● **Work to complete**: Keep pictures out. Copy exactly the lines from the one containing "Emit a web page" to the one containing "const leftHighlightPoints = [];", endpoints included.

● **Data for processing**:
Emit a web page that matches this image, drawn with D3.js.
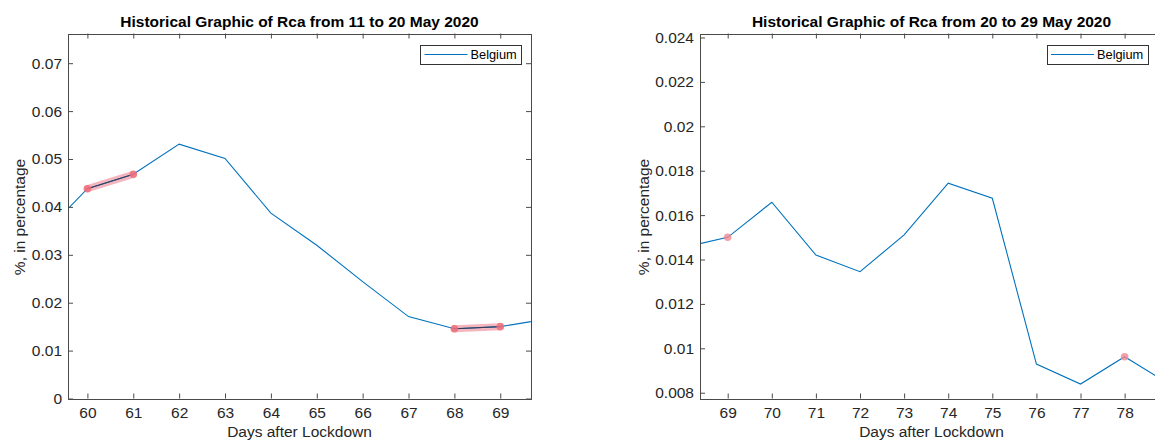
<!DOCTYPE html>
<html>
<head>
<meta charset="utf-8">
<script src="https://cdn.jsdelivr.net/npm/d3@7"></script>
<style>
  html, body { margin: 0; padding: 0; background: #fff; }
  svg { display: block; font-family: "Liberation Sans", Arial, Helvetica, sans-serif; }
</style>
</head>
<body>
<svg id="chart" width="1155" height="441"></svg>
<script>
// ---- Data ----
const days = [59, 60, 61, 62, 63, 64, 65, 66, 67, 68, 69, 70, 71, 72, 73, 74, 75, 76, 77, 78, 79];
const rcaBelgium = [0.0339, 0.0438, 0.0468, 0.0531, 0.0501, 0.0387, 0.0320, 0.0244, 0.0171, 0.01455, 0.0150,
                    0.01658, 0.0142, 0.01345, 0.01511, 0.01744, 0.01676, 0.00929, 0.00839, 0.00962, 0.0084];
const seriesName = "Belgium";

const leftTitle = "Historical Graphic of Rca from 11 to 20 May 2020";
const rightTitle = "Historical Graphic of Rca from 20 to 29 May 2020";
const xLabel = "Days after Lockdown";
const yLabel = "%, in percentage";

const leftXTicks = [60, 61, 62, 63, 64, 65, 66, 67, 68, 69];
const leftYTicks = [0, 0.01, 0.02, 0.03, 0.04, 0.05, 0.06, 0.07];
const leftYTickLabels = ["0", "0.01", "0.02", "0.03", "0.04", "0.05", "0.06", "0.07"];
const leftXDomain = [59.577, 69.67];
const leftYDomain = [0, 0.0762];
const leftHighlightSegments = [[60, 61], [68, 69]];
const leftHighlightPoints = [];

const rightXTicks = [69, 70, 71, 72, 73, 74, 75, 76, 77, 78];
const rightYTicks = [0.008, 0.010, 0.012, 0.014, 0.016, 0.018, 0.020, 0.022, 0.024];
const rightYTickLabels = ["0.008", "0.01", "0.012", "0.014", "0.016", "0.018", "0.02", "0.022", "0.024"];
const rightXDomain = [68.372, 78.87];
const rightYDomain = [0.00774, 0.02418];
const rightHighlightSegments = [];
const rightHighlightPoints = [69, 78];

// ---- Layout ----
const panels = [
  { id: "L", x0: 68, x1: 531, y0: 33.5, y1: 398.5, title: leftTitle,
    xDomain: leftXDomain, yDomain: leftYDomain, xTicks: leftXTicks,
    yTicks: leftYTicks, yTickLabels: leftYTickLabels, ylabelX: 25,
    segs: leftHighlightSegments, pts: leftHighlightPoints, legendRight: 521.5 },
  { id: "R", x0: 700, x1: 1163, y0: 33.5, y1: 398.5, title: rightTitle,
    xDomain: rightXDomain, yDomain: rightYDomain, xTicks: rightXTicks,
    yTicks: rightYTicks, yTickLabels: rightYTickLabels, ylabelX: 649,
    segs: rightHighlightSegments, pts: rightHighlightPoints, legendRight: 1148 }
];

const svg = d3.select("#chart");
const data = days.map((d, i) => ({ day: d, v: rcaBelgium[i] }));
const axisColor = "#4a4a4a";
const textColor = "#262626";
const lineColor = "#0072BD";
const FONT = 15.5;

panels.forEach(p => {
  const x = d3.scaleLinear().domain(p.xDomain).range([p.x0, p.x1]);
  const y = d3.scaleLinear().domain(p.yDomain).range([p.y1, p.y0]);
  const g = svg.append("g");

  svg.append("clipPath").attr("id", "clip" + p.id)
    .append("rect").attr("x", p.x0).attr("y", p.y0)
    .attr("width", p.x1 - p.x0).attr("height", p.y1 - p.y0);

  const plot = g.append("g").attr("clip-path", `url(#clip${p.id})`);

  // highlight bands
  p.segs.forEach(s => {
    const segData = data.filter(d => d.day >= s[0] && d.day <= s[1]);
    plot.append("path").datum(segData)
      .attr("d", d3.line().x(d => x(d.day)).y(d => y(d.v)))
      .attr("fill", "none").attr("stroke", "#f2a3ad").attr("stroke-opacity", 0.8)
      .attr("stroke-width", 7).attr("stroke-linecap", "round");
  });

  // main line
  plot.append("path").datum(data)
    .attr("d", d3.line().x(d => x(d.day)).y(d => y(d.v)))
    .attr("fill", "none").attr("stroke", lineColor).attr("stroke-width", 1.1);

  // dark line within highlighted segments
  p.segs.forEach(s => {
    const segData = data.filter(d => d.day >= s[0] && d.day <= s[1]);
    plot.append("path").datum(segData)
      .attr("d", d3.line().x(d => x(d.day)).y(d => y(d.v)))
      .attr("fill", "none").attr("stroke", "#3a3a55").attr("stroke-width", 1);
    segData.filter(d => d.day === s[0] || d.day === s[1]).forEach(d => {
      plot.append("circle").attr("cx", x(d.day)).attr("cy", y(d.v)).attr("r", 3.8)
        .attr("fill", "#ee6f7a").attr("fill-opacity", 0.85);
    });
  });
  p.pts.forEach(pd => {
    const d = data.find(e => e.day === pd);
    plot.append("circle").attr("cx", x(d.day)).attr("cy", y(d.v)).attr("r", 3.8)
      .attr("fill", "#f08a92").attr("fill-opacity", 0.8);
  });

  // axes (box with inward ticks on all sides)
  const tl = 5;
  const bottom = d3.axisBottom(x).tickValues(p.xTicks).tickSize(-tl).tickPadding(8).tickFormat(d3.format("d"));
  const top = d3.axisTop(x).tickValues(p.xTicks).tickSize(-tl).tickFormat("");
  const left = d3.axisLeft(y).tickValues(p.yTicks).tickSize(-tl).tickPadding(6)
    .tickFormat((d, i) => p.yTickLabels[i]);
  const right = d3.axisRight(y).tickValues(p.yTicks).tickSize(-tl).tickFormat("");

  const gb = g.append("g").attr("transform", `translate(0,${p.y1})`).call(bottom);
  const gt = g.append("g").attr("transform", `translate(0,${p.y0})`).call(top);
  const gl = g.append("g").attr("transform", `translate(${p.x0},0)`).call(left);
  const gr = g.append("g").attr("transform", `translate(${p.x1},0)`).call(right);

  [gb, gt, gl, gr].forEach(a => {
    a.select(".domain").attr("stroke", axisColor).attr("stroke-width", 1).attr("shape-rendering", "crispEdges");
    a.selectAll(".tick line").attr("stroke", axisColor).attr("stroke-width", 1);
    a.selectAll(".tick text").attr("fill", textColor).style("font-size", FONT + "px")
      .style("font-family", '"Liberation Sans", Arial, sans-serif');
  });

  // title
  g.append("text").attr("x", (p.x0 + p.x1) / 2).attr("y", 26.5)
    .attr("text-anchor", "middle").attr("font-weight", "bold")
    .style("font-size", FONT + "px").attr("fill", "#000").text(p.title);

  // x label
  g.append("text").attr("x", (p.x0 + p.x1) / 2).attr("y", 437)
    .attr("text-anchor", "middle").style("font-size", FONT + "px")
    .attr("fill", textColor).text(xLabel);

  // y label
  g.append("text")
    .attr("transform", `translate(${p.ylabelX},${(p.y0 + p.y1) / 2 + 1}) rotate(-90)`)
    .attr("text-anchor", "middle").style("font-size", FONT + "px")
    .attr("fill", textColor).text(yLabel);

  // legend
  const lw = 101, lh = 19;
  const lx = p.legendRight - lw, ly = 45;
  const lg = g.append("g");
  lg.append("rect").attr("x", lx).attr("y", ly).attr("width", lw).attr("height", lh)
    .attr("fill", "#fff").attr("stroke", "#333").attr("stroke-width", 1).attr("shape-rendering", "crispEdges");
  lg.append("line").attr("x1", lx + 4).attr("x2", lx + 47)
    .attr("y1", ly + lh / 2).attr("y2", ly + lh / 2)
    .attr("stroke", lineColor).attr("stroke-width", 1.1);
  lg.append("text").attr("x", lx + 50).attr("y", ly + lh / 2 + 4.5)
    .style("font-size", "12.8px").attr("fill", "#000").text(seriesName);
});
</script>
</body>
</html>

...

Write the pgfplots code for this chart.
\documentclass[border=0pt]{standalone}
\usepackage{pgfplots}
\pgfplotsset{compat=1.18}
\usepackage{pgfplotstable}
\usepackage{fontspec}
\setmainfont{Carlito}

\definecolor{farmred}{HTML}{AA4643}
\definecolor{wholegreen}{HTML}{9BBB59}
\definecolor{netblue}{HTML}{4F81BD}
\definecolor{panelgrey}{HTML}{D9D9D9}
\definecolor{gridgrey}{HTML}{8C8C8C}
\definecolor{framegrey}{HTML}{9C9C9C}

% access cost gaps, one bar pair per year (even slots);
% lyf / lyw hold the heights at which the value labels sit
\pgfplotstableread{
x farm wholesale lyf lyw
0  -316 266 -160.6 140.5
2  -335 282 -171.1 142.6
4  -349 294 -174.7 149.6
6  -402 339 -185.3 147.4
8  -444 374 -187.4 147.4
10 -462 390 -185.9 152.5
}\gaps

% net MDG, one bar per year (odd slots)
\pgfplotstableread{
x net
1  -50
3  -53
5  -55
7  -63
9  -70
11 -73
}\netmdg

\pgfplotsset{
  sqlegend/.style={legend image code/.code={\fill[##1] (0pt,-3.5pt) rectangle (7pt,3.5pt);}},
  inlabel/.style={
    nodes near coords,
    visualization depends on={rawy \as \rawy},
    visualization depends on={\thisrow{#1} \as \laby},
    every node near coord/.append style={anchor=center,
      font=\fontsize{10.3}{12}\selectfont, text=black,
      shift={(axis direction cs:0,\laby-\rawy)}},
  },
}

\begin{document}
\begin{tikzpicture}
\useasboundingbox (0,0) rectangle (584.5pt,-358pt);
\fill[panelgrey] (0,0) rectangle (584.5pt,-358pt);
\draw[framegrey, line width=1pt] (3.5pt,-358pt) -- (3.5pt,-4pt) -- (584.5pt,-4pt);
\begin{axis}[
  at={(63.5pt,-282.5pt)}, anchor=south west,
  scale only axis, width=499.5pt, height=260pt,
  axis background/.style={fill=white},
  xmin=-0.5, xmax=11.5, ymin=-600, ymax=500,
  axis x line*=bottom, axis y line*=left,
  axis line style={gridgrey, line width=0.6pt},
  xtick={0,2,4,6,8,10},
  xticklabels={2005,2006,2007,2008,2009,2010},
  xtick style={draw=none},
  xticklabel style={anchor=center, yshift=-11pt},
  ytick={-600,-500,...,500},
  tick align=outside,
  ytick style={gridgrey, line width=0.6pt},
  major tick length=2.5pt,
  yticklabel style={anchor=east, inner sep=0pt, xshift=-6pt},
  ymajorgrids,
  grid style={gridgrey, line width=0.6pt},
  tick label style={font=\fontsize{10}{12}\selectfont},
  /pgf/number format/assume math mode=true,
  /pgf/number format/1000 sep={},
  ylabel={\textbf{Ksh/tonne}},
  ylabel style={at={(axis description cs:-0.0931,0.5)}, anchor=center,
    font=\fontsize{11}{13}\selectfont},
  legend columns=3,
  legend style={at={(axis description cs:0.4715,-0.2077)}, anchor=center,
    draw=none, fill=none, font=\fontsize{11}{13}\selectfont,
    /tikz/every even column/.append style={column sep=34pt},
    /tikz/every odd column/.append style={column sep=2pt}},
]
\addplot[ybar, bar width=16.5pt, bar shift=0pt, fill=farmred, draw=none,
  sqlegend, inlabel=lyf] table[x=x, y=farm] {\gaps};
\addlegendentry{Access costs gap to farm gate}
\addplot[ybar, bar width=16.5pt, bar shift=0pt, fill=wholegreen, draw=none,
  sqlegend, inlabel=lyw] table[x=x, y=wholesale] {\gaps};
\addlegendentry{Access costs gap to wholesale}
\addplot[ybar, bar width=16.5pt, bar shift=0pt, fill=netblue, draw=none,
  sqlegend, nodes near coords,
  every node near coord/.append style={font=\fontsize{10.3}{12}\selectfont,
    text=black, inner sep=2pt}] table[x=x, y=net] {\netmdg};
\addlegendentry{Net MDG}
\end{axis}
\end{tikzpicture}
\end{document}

==

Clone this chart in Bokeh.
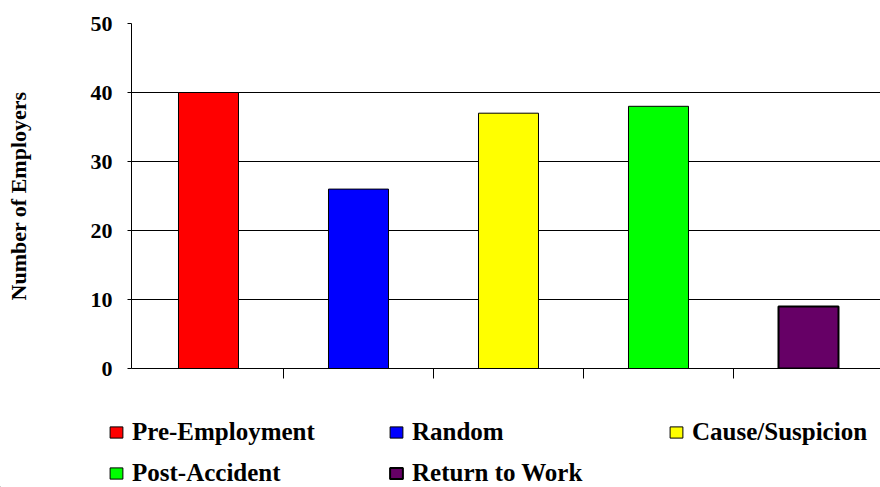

● **Result for this exercise**:
Emit a web page that matches this image, drawn with D3.js.
<!DOCTYPE html>
<html>
<head>
<meta charset="utf-8">
<script src="https://cdn.jsdelivr.net/npm/d3@7"></script>
<style>
  html, body { margin: 0; padding: 0; background: #fff; }
  svg { display: block; font-family: "Liberation Sans", Arial, Helvetica, sans-serif; }
</style>
</head>
<body>
<svg id="chart" width="1155" height="441"></svg>
<script>
// ---- Data ----
const days = [59, 60, 61, 62, 63, 64, 65, 66, 67, 68, 69, 70, 71, 72, 73, 74, 75, 76, 77, 78, 79];
const rcaBelgium = [0.0339, 0.0438, 0.0468, 0.0531, 0.0501, 0.0387, 0.0320, 0.0244, 0.0171, 0.01455, 0.0150,
                    0.01658, 0.0142, 0.01345, 0.01511, 0.01744, 0.01676, 0.00929, 0.00839, 0.00962, 0.0084];
const seriesName = "Belgium";

const leftTitle = "Historical Graphic of Rca from 11 to 20 May 2020";
const rightTitle = "Historical Graphic of Rca from 20 to 29 May 2020";
const xLabel = "Days after Lockdown";
const yLabel = "%, in percentage";

const leftXTicks = [60, 61, 62, 63, 64, 65, 66, 67, 68, 69];
const leftYTicks = [0, 0.01, 0.02, 0.03, 0.04, 0.05, 0.06, 0.07];
const leftYTickLabels = ["0", "0.01", "0.02", "0.03", "0.04", "0.05", "0.06", "0.07"];
const leftXDomain = [59.577, 69.67];
const leftYDomain = [0, 0.0762];
const leftHighlightSegments = [[60, 61], [68, 69]];
const leftHighlightPoints = [];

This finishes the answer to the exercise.